He said officials had also registered another 500,000 cases of people infected by the virus, which had spread from the Central African Republic, along the Ubangi and Congo rivers before reaching the DRC capital, Kinshasa, in December 2002.
"There are many more people infected by this virulent form of influenza in Kinshasa, but more deaths have been registered in the provinces because of the collapse of the health services due to the war," he said.
Affected areas are Thuapa, in the south of Equateur Province, and Inongo, near Lake Mai-Ndombe, in the north of Bandundu Province.
He said malnutrition and vitamin A deficiency were also factors accounting for the high mortality rate in the provinces, where 60 percent to 80 percent of children and adults were malnourished in the districts of Nord Ubangi and Bosobolo, the two zones where the first cases of influenza were recorded. "By contrast, in Kinshasa, 60 percent of the population have a high vitamin A count, which protects their respiratory system and their blood," he said.

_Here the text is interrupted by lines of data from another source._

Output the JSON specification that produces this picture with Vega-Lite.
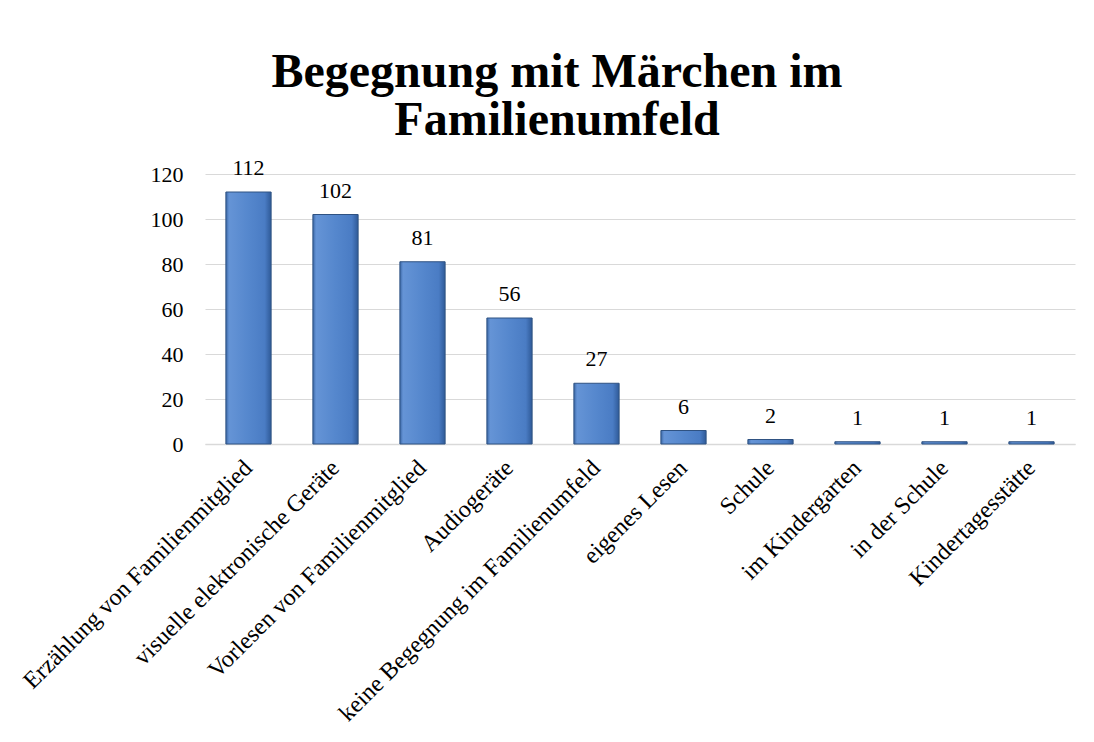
{
  "$schema": "https://vega.github.io/schema/vega-lite/v6.json",
  "width": 870,
  "height": 270,
  "autosize": {"type": "none"},
  "padding": {"left": 205, "top": 174, "right": 19, "bottom": 298},
  "background": "white",
  "title": {
    "text": ["Begegnung mit Märchen im", "Familienumfeld"],
    "font": "Liberation Serif",
    "fontSize": 48,
    "fontWeight": "bold",
    "color": "#000000",
    "anchor": "middle",
    "frame": "group",
    "dx": -83,
    "lineHeight": 48,
    "offset": 12
  },
  "data": {
    "values": [
      {"kategorie": "Erzählung von Familienmitglied", "anzahl": 112},
      {"kategorie": "visuelle elektronische Geräte", "anzahl": 102},
      {"kategorie": "Vorlesen von Familienmitglied", "anzahl": 81},
      {"kategorie": "Audiogeräte", "anzahl": 56},
      {"kategorie": "keine Begegnung im Familienumfeld", "anzahl": 27},
      {"kategorie": "eigenes Lesen", "anzahl": 6},
      {"kategorie": "Schule", "anzahl": 2},
      {"kategorie": "im Kindergarten", "anzahl": 1},
      {"kategorie": "in der Schule", "anzahl": 1},
      {"kategorie": "Kindertagesstätte", "anzahl": 1}
    ]
  },
  "encoding": {
    "x": {
      "field": "kategorie",
      "type": "nominal",
      "sort": null,
      "title": null,
      "scale": {"paddingInner": 0.48, "paddingOuter": 0.24},
      "axis": {
        "labelAngle": -45,
        "labelAlign": "right",
        "labelBaseline": "middle",
        "labelFont": "Liberation Serif",
        "labelFontSize": 24,
        "labelColor": "#000000",
        "labelPadding": 20,
        "ticks": false,
        "domain": true,
        "domainColor": "#d9d9d9",
        "domainWidth": 1.5,
        "grid": false,
        "labelLimit": 0
      }
    },
    "y": {
      "field": "anzahl",
      "type": "quantitative",
      "title": null,
      "scale": {"domain": [0, 120], "nice": false},
      "axis": {
        "values": [0, 20, 40, 60, 80, 100, 120],
        "labelFont": "Liberation Serif",
        "labelFontSize": 22,
        "labelColor": "#000000",
        "labelPadding": 22,
        "ticks": false,
        "domain": false,
        "grid": true,
        "gridColor": "#d9d9d9",
        "gridWidth": 1
      }
    }
  },
  "layer": [
    {
      "mark": {
        "type": "bar",
        "stroke": "#2f5282",
        "strokeWidth": 1,
        "color": {
          "gradient": "linear",
          "x1": 0, "y1": 0, "x2": 1, "y2": 0,
          "stops": [
            {"offset": 0, "color": "#3a66a5"},
            {"offset": 0.07, "color": "#6594d6"},
            {"offset": 0.5, "color": "#5587cd"},
            {"offset": 0.86, "color": "#4a7cc4"},
            {"offset": 1, "color": "#2f5a98"}
          ]
        }
      }
    },
    {
      "mark": {
        "type": "text",
        "font": "Liberation Serif",
        "fontSize": 22,
        "color": "#000000",
        "baseline": "alphabetic",
        "dy": -17
      },
      "encoding": {"text": {"field": "anzahl", "type": "quantitative"}}
    }
  ],
  "config": {"view": {"stroke": null}}
}
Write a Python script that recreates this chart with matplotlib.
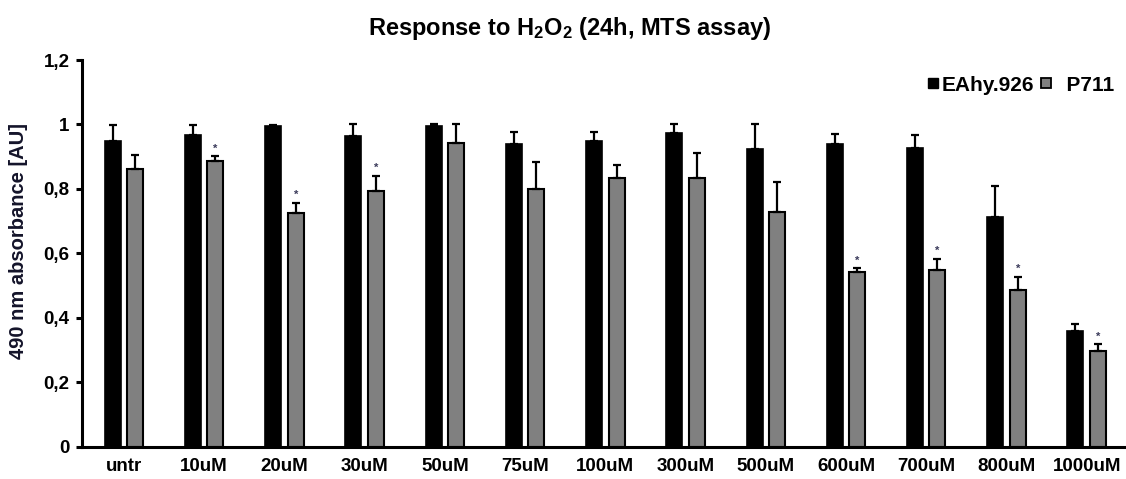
import numpy as np
import matplotlib.pyplot as plt
from matplotlib.lines import Line2D
from matplotlib.ticker import FuncFormatter

plt.rcParams['font.family'] = ['Liberation Sans', 'DejaVu Sans']
plt.rcParams['font.weight'] = 'bold'
plt.rcParams['mathtext.fontset'] = 'custom'
plt.rcParams['mathtext.bf'] = 'Liberation Sans:bold'
plt.rcParams['mathtext.rm'] = 'Liberation Sans:bold'
plt.rcParams['mathtext.default'] = 'bf'

# data
doses = ["untr", "10uM", "20uM", "30uM", "50uM", "75uM", "100uM",
         "300uM", "500uM", "600uM", "700uM", "800uM", "1000uM"]
eahy = [0.949, 0.967, 0.996, 0.964, 0.996, 0.939, 0.948,
        0.973, 0.924, 0.939, 0.928, 0.714, 0.359]
eahy_err = [0.049, 0.031, 0.003, 0.036, 0.004, 0.036, 0.030,
            0.027, 0.076, 0.032, 0.038, 0.095, 0.020]
p711 = [0.862, 0.887, 0.724, 0.793, 0.942, 0.799, 0.833,
        0.833, 0.728, 0.542, 0.547, 0.487, 0.298]
p711_err = [0.043, 0.015, 0.033, 0.048, 0.058, 0.085, 0.040,
            0.077, 0.093, 0.012, 0.036, 0.040, 0.020]
signif = [False, True, True, True, False, False, False,
          False, False, True, True, True, True]

x = np.arange(len(doses))
w = 0.2
off = 0.14

fig = plt.figure(figsize=(11.26, 4.79), dpi=100)
ax = fig.add_axes([0.0728, 0.0678, 0.9272, 0.8069])

ax.bar(x - off, eahy, w, color='black', edgecolor='black', linewidth=1.2, zorder=2)
ax.bar(x + off, p711, w, color='#808080', edgecolor='black', linewidth=1.5, zorder=2)

# upper error bars only
ax.errorbar(x - off, eahy, yerr=[np.zeros(len(x)), eahy_err], fmt='none',
            ecolor='black', elinewidth=1.6, capsize=2.8, capthick=1.6, zorder=3)
ax.errorbar(x + off, p711, yerr=[np.zeros(len(x)), p711_err], fmt='none',
            ecolor='black', elinewidth=1.6, capsize=2.8, capthick=1.6, zorder=3)

for i in range(len(x)):
    if signif[i]:
        ax.text(x[i] + off, p711[i] + p711_err[i] + 0.008, '*', ha='center',
                va='bottom', fontsize=8, color='#3a3a5a')

ax.set_xlim(-0.524, 12.49)
ax.set_ylim(0, 1.2)
ax.set_yticks([0, 0.2, 0.4, 0.6, 0.8, 1.0, 1.2])
ax.yaxis.set_major_formatter(FuncFormatter(
    lambda v, p: ('%g' % round(v, 1)).replace('.', ',')))
ax.set_xticks(x)
ax.set_xticklabels(doses)

for s in ['top', 'right']:
    ax.spines[s].set_visible(False)
for s in ['left', 'bottom']:
    ax.spines[s].set_linewidth(2.2)
ax.tick_params(axis='y', length=4, width=2.2, labelsize=13.5, pad=5)
ax.tick_params(axis='x', length=0, labelsize=13.5, pad=8)
for lab in ax.get_xticklabels() + ax.get_yticklabels():
    lab.set_fontweight('bold')

ax.set_ylabel('490 nm absorbance [AU]', fontsize=14.5, fontweight='bold',
              color='#14142a')
ax.yaxis.set_label_coords(-0.052, 0.532)

fig.text(0.506, 0.94, r'Response to H$_2$O$_2$ (24h, MTS assay)', ha='center',
         va='center', fontsize=17, fontweight='bold')

handles = [Line2D([], [], marker='s', linestyle='none', markersize=7,
                  markerfacecolor='black', markeredgecolor='black'),
           Line2D([], [], marker='s', linestyle='none', markersize=7.5,
                  markerfacecolor='#808080', markeredgecolor='black',
                  markeredgewidth=1.3)]
fig.legend(handles, ['EAhy.926', '  P711'], loc='center right',
           bbox_to_anchor=(1.006, 0.8225), ncol=2, frameon=False,
           handlelength=0.5, handletextpad=0.15, columnspacing=0.35,
           prop={'size': 15, 'weight': 'bold'})

fig.savefig('out.png', dpi=100)
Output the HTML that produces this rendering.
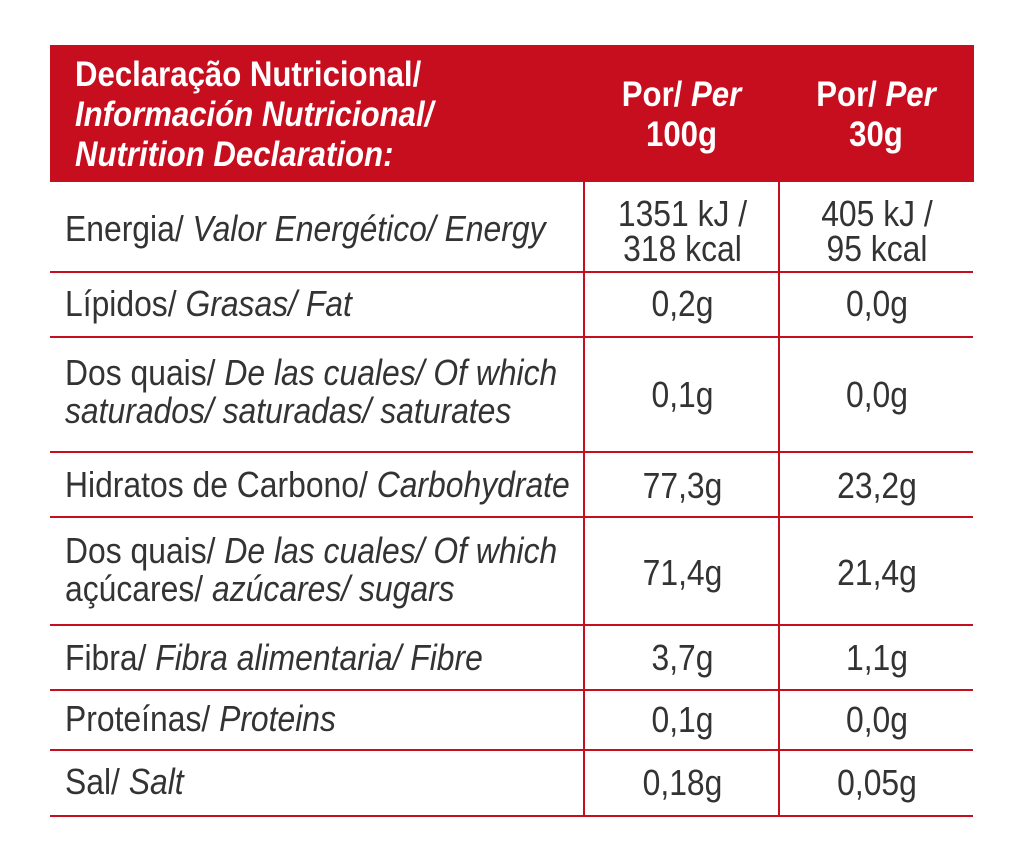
<!DOCTYPE html>
<html><head><meta charset="utf-8"><style>
body{margin:0;background:#fff;width:1024px;height:863px;position:relative;overflow:hidden;font-family:"Liberation Sans",sans-serif;color:#333}
.hdr{position:absolute;left:50px;top:45px;width:924px;height:137px;background:#c70e1f}
.h{position:absolute;color:#fff;font-weight:bold;font-size:35px;line-height:40px;white-space:nowrap}
.hl{position:absolute;left:50px;width:923px;height:2px;background:#c70e1f}
.vl{position:absolute;top:182px;height:634px;width:2px;background:#c70e1f}
.t{position:absolute;left:65px;font-size:36px;line-height:38px;white-space:nowrap;transform:scaleX(0.885);transform-origin:0 0}
.c{position:absolute;font-size:36px;line-height:35px;text-align:center;white-space:nowrap;transform:scaleX(0.885)}
i{font-style:italic}
</style></head><body>
<div class="hdr"></div>
<div class="h" style="left:75px;top:55px;transform:scaleX(0.89);transform-origin:0 0">Declaração Nutricional/<br><i>Información Nutricional/<br>Nutrition Declaration:</i></div>
<div class="h" style="left:584px;width:195px;text-align:center;top:75px;transform:scaleX(0.89)">Por/ <i>Per</i><br>100g</div>
<div class="h" style="left:779px;width:194px;text-align:center;top:75px;transform:scaleX(0.89)">Por/ <i>Per</i><br>30g</div>
<div class="vl" style="left:583px"></div>
<div class="vl" style="left:778px"></div>
<div class="hl" style="top:271px"></div>
<div class="hl" style="top:336px"></div>
<div class="hl" style="top:451px"></div>
<div class="hl" style="top:516px"></div>
<div class="hl" style="top:624px"></div>
<div class="hl" style="top:689px"></div>
<div class="hl" style="top:749px"></div>
<div class="hl" style="top:815px"></div>

<div class="t" style="top:210px">Energia/ <i>Valor Energético/ Energy</i></div>
<div class="c" style="left:585px;width:195px;top:196px">1351 kJ /<br>318 kcal</div>
<div class="c" style="left:780px;width:194px;top:196px">405 kJ /<br>95 kcal</div>

<div class="t" style="top:285px">Lípidos/ <i>Grasas/ Fat</i></div>
<div class="c" style="left:585px;width:195px;top:286px">0,2g</div>
<div class="c" style="left:780px;width:194px;top:286px">0,0g</div>

<div class="t" style="top:354px">Dos quais/ <i>De las cuales/ Of which</i><br><i>saturados/ saturadas/ saturates</i></div>
<div class="c" style="left:585px;width:195px;top:377px">0,1g</div>
<div class="c" style="left:780px;width:194px;top:377px">0,0g</div>

<div class="t" style="top:466px">Hidratos de Carbono/ <i>Carbohydrate</i></div>
<div class="c" style="left:585px;width:195px;top:468px">77,3g</div>
<div class="c" style="left:780px;width:194px;top:468px">23,2g</div>

<div class="t" style="top:532px">Dos quais/ <i>De las cuales/ Of which</i><br>açúcares/ <i>azúcares/ sugars</i></div>
<div class="c" style="left:585px;width:195px;top:555px">71,4g</div>
<div class="c" style="left:780px;width:194px;top:555px">21,4g</div>

<div class="t" style="top:639px">Fibra/ <i>Fibra alimentaria/ Fibre</i></div>
<div class="c" style="left:585px;width:195px;top:640px">3,7g</div>
<div class="c" style="left:780px;width:194px;top:640px">1,1g</div>

<div class="t" style="top:700px">Proteínas/ <i>Proteins</i></div>
<div class="c" style="left:585px;width:195px;top:702px">0,1g</div>
<div class="c" style="left:780px;width:194px;top:702px">0,0g</div>

<div class="t" style="top:763px">Sal/ <i>Salt</i></div>
<div class="c" style="left:585px;width:195px;top:765px">0,18g</div>
<div class="c" style="left:780px;width:194px;top:765px">0,05g</div>
</body></html>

He said the health situation had been aggravated because most doctors had fled fighting in the northwest of the country. Those who remained had sometimes walked more than 100 km to care for the sick. "Overall, the number of registered deaths in Equateur and Inong, has surpassed 2,000 of the 100,000 persons affected," he said.
Influenza symptoms are fever, headaches, fatigue, coughs, a sore throat and nasal secretions.
"Samples taken from victims in Equateur and sent to laboratories confirm type A influenza, which means that it was the cause of the epidemic and could affect large areas of the country or continent, unlike types B and C, which are benign," he said.
In October and December 2002, the same epidemic killed 500 people in the locality of Bosobolo, 50 km southwest of Gbadolite, in Equateur Province.